HeteroPod: XPU-Accelerated Infrastructure Offloading for Commodity Cloud-Native Applications
Bicheng Yang, Jingkai He, Dong Du, Yubin Xia, Haibo Chen
TL;DR
HeteroPod introduces a dynamic cross-PU offload approach that moves cloud-native infra containers from CPU to DPUs to reduce infra-burden while preserving Pod semantics. It furnishes HeteroNet, a cross-PU networking substrate based on a split network namespace and a kernel-co-designed, kernel-bypass-friendly user-space stack, enabling high-performance communication across CPUs and DPUs. Through HeteroK8s, the authors demonstrate substantial performance and scalability gains across service mesh, serverless, and scheduling workloads on real DPUs and CXL-based setups, including dramatic latency reductions and resource savings versus state-of-the-art approaches.
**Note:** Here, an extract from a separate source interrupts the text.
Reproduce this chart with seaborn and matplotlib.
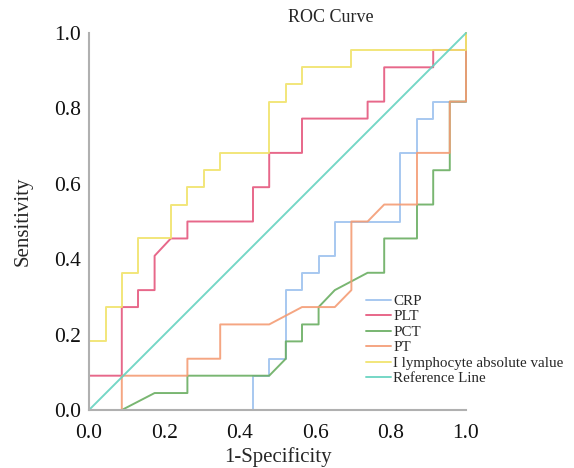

The work provides a practical path toward denser, more isolated, and cost-efficient cloud-native deployments with open-source tooling for broader adoption.
Abstract
Cloud-native systems increasingly rely on infrastructure services (e.g., service meshes, monitoring agents), which compete for resources with user applications, degrading performance and scalability. We propose HeteroPod, a new abstraction that offloads these services to Data Processing Units (DPUs) to enforce strict isolation while reducing host resource contention and operational costs. To realize HeteroPod, we introduce HeteroNet, a cross-PU (XPU) network system featuring: (1) split network namespace, a unified network abstraction for processes spanning CPU and DPU, and (2) elastic and efficient XPU networking, a communication mechanism achieving shared-memory performance without pinned resource overhead and polling costs. By leveraging HeteroNet and the compositional nature of cloud-native workloads, HeteroPod can optimally offload infrastructure containers to DPUs. We implement HeteroNet based on Linux, and implement a cloud-native system called HeteroK8s based on Kubernetes. We evaluate the systems using NVIDIA Bluefield-2 DPUs and CXL-based DPUs (simulated with real CXL memory devices). The results show that HeteroK8s effectively supports complex (unmodified) commodity cloud-native applications (up to 1 million LoC) and provides up to 31.9x better latency and 64x less resource consumption (compared with kernel-bypass design), 60% better end-to-end latency, and 55% higher scalability compared with SOTA systems.